Some come out to the farm all the way from Chicago and suburbs to help pack shares.

Some shareholders buy lunch for our crew:

“Hey, I was wondering if there might be a local restaurant or something to bless the farm crew one week? I’d like to cover lunch for the crew somehow. Could you help me do this?”

Some send gifts of money to support the farm in whatever way we feel is appropriate.

Some send funny notes.

In reply to our apology for a late delivery, a shareholder wrote, “Was Nevada counting the vegetables?”

Some of you send notes of appreciation:

“And this entire season has nourished our souls and our bodies because it reminds us the world is beautiful (not a divisive catastrophe.)”

“Many, many thanks to the hands that conceived, planted, tended, harvested, and packed these delicious foods for our table. Every single hand. Especially in the cold. THANK YOU!”

Your kids sometimes send the most adorable notes:

Some Want to Take Care of a Fellow Shareholder
In Farm News, Week 19, The Most Important Thing is Not a Thing, I wrote about Mara, a shareholder who has been with us for many years, who “left a gracious message…that she didn’t understand how to use our Harvie system to customize, had eye problems and was going to soon have an operation on her eyes, and could she please have pie pumpkins in her box if it wasn’t too late to ask.”

She wanted to make pumpkin pies. I called her back and said it was too late, that her box had already gone out for delivery.

I said, “I’d love to get in the car and bring you your pumpkins today.”

Mara said, “You bring me those pumpkins and I’ll bake you a pumpkin pie.”

As much as I wanted to get pie pumpkins to Mara, I was unable to make it happen.

My wife Haidy pointed out that I just let the story about Mara hang there, with no closure. If you regularly read Farm News, you know that I usually close my stories with a satisfying ending; however, at the time I was writing about this pie pumpkin request, I was more interested in imparting a story with no ending.

Often, that’s the way stories go; they just stop—no closure, no tidy bow—they just stop.

Of course, you can make the case that a story about an unrequited request can be, in a certain way, complete; it highlights a yearning. It’s simply about the yearning.

When I was talking with this shareholder about her pumpkin need, I was flooded with yearning, yearning to personally take care of the needs of all of our shareholders, to sit at your kitchen tables, to hear your stories, to meet your families and friends, to be in continual, rejuvenating shareholder loveliness. Being on the call with Mara poignantly reminded me of what is possible with other human beings.

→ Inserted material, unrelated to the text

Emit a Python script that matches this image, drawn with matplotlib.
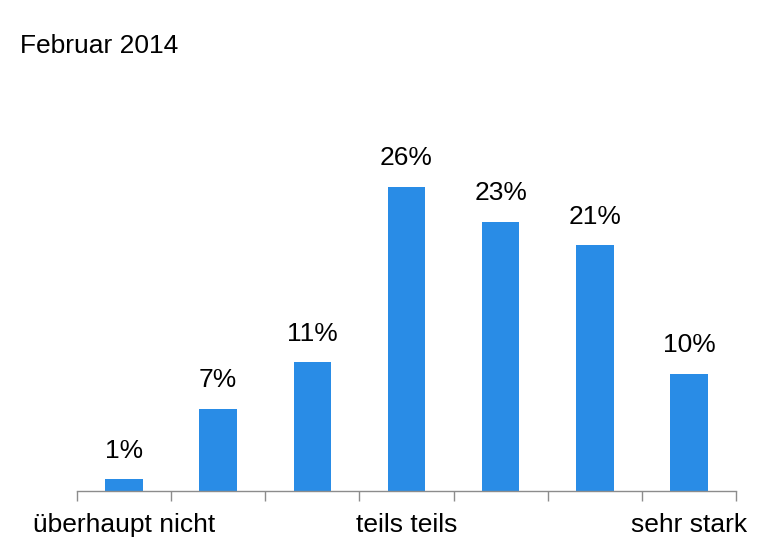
import numpy as np
import matplotlib
matplotlib.use("Agg")
import matplotlib.pyplot as plt

categories = ["1", "2", "3", "4", "5", "6", "7"]
values = [1, 7, 11, 26, 23, 21, 10]
tick_labels = {0: "überhaupt nicht", 3: "teils teils", 6: "sehr stark"}
title = "Februar 2014"

plt.rcParams["font.family"] = ["Liberation Sans", "DejaVu Sans"]

fig = plt.figure(figsize=(7.63, 5.38), dpi=100)
ax = fig.add_axes([77 / 763, 47 / 538, 659 / 763, 351 / 538])

x = np.arange(len(categories))
bars = ax.bar(x, values, width=0.4, color="#298CE6")

for xi, v in zip(x, values):
    ax.annotate(f"{v}%", (xi, v), xytext=(0, 12), textcoords="offset points",
                ha="center", va="bottom", fontsize=19, color="black")

ax.set_xlim(-0.5, len(categories) - 0.5)
ax.set_ylim(0, 30)

for side in ["top", "right", "left"]:
    ax.spines[side].set_visible(False)
ax.spines["bottom"].set_color("#8c8c8c")
ax.spines["bottom"].set_linewidth(1.0)
ax.set_yticks([])

ax.set_xticks(list(tick_labels.keys()))
ax.set_xticklabels(list(tick_labels.values()), fontsize=19)
ax.set_xticks(np.arange(-0.5, len(categories)), minor=True)
ax.tick_params(axis="x", which="major", length=0, pad=16)
ax.tick_params(axis="x", which="minor", length=7, color="#8c8c8c", width=1.0)

fig.text(20 / 763, 1 - 46 / 538, title, ha="left", va="center", fontsize=19)

fig.savefig("out.png", dpi=100)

What I did not add in a subsequent edition of Farm News was that I had later arranged for Mara to receive her pie pumpkins. (This is a good place to note that we have far more shareholder requests than we can possibly fulfill. The request from Mara got through to me at a special moment.)

Shareholder Mara Writes
“And thank you so much Farmer John for helping me last week! My Box was fantastic! Everything! The pie pumpkins, the butternut squash, the leeks, and all that wonderful wonderful broccoli! I love you! But how do I change my preferences so I don’t have to bug you every minute even though I sure like to bug you haha!

In this moment of struggle and solidarity:

Although Mara’s pumpkin request was taken care of earlier, you only had the story of her not receiving her pumpkins until now. Like me, some of our shareholders yearned for this lovely person to receive her pie pumpkins and to be able to make her pumpkin pies. Some of you offered to help:

A Shareholder Writes
“I read about the lady not getting her pumpkins to bake you a pie and have a solution….we would love to take some to the lady so she can make the pie for you!”

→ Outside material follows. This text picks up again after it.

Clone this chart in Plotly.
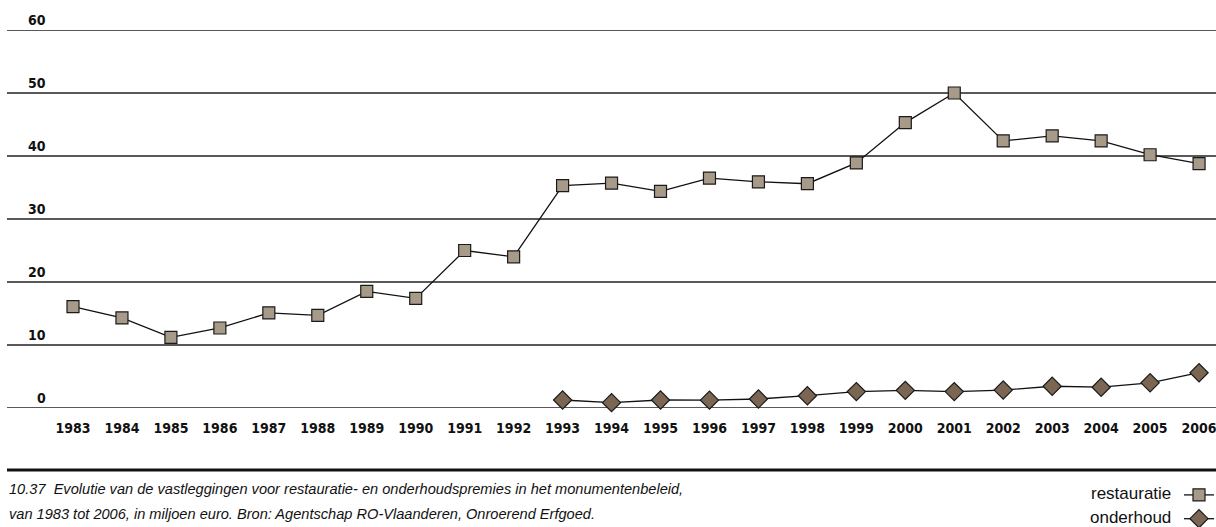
import plotly.graph_objects as go

years = list(range(1983, 2007))
restauratie = [16.1, 14.3, 11.2, 12.7, 15.1, 14.7, 18.5, 17.4, 25.0, 24.0,
               35.3, 35.7, 34.4, 36.5, 35.9, 35.6, 38.9, 45.3, 50.0, 42.4,
               43.2, 42.4, 40.2, 38.8]
onderhoud_years = list(range(1993, 2007))
onderhoud = [1.27, 0.85, 1.27, 1.25, 1.43, 1.95, 2.6, 2.8, 2.6, 2.85,
             3.45, 3.3, 4.0, 5.6]
y_ticks = [0, 10, 20, 30, 40, 50, 60]
series_names = ["restauratie", "onderhoud"]
caption_lines = [
    "10.37  Evolutie van de vastleggingen voor restauratie- en onderhoudspremies in het monumentenbeleid,",
    "van 1983 tot 2006, in miljoen euro. Bron: Agentschap RO-Vlaanderen, Onroerend Erfgoed.",
]

NARROW = "DejaVu Sans Condensed, Liberation Sans Narrow, Arial Narrow, sans-serif"
SANS = "Liberation Sans, Arial, sans-serif"

fig = go.Figure()
fig.add_trace(go.Scatter(
    x=years, y=restauratie, mode="lines+markers", name="",
    line=dict(color="#111111", width=1.3),
    marker=dict(symbol="square", size=12, color="#a89a89",
                line=dict(color="#1a1a1a", width=1.2)),
    cliponaxis=False, hovertext=series_names[0],
))
fig.add_trace(go.Scatter(
    x=onderhoud_years, y=onderhoud, mode="lines+markers", name="",
    line=dict(color="#111111", width=1.3),
    marker=dict(symbol="diamond", size=14, color="#7a6652",
                line=dict(color="#1a1a1a", width=1.2)),
    cliponaxis=False, hovertext=series_names[1],
))

# Horizontal grid lines across the full plot width
for v in y_ticks:
    fig.add_shape(type="line", xref="paper", yref="y", x0=0, x1=1, y0=v, y1=v,
                  line=dict(color="#222222", width=1.3), layer="below")

# Y tick labels sit above their grid lines, right-aligned
for v in y_ticks:
    fig.add_annotation(
        x=0.034, xref="paper", y=v, yref="y", xanchor="right", yanchor="bottom",
        text=f"<b>{v}</b>", showarrow=False,
        font=dict(family=NARROW, size=14, color="#111111"),
    )

# Caption below the rule
for i, line in enumerate(caption_lines):
    fig.add_annotation(
        x=0, xref="paper", y=(408 - 489 - i * 25) / 378, yref="paper",
        xanchor="left", yanchor="middle", text=f"<i>{line}</i>", showarrow=False,
        font=dict(family=SANS, size=14.6, color="#111111"),
    )

# Legend labels, placed left of the legend symbols
for i, name in enumerate(series_names):
    fig.add_annotation(
        x=(1173 - 7) / 1209, xref="paper", y=(408 - 493 - i * 24.5) / 378, yref="paper",
        xanchor="right", yanchor="middle", text=name, showarrow=False,
        font=dict(family=SANS, size=17, color="#111111"),
    )

fig.add_shape(type="line", xref="paper", yref="paper", x0=0, x1=1,
              y0=(408 - 470) / 378, y1=(408 - 470) / 378,
              line=dict(color="#111111", width=3))

fig.update_layout(
    width=1216, height=527,
    margin=dict(l=7, r=0, t=30, b=119, autoexpand=False),
    paper_bgcolor="white", plot_bgcolor="white",
    showlegend=True,
    legend=dict(x=1 + 8 / 1209, xanchor="right", y=(408 - 478) / 378, yanchor="top",
                bgcolor="rgba(0,0,0,0)", itemwidth=30, tracegroupgap=0,
                font=dict(family=SANS, size=16)),
    xaxis=dict(
        range=[1981.652, 2006.346], tickvals=years, ticktext=[str(y) for y in years],
        showgrid=False, zeroline=False, showline=False, ticks="",
        ticklabelstandoff=10, ticklabeloverflow="allow",
        tickfont=dict(family=NARROW, size=14, color="#111111", weight="bold"),
    ),
    yaxis=dict(
        range=[0, 60], showticklabels=False,
        showgrid=False, zeroline=False, showline=False, ticks="",
    ),
)

fig.write_html("out.html")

Another Shareholder Writes
“I still have one of my 3 pumpkins left and am willing to share either the frozen cooked pumpkin or the whole pumpkin left with the shareholder in Evanston who wanted one to make pies…You are welcome to share my email address with them if there is still a need.”

Do Things Work Out?
Many people like to say, “Things always work out.”

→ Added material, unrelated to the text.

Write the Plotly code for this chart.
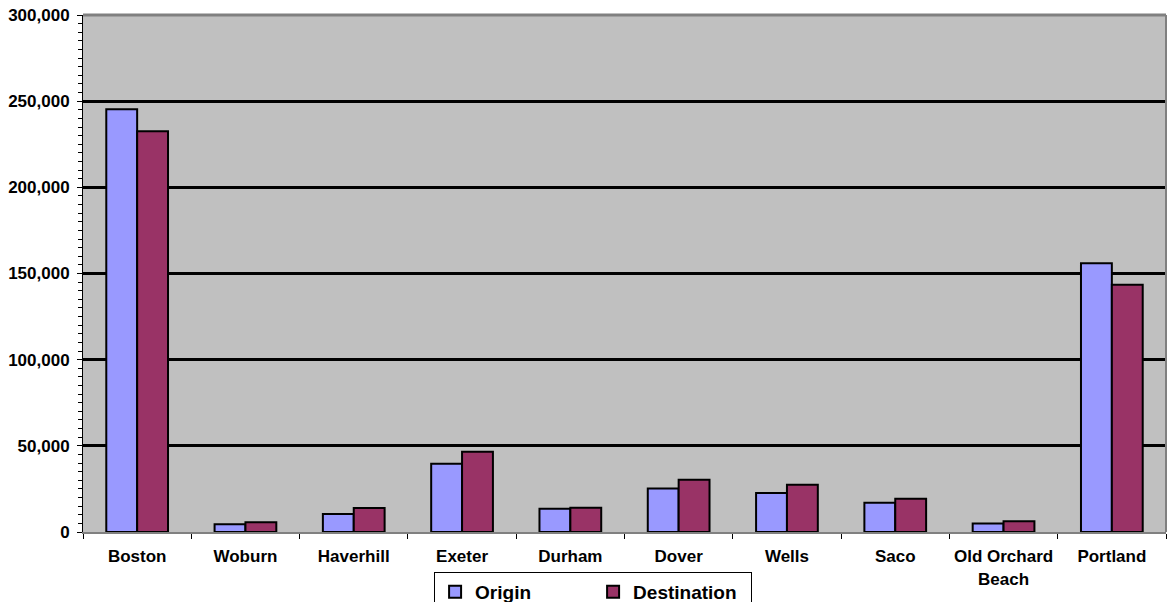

I like to say, “Things sometimes work out. Sometimes they don’t.”

After my first talk with Mara, when I told her it was too late for her to receive pie pumpkins in her box, I resolved to get pie pumpkins to her in her next delivery. In the meantime, we were going to give pie pumpkins in an upcoming pack. This was our only remaining batch of pie pumpkins; there were a few hundred.

I thought we would have many pumpkins left after that pack, from which I could freely choose pumpkins for Mara.

“Nathan, how many pie pumpkins were left over after that pack?”


Those are the two pie pumpkins that went into Mara’s box.

That worked out twofold: Mara got her pumpkins and her story now has closure.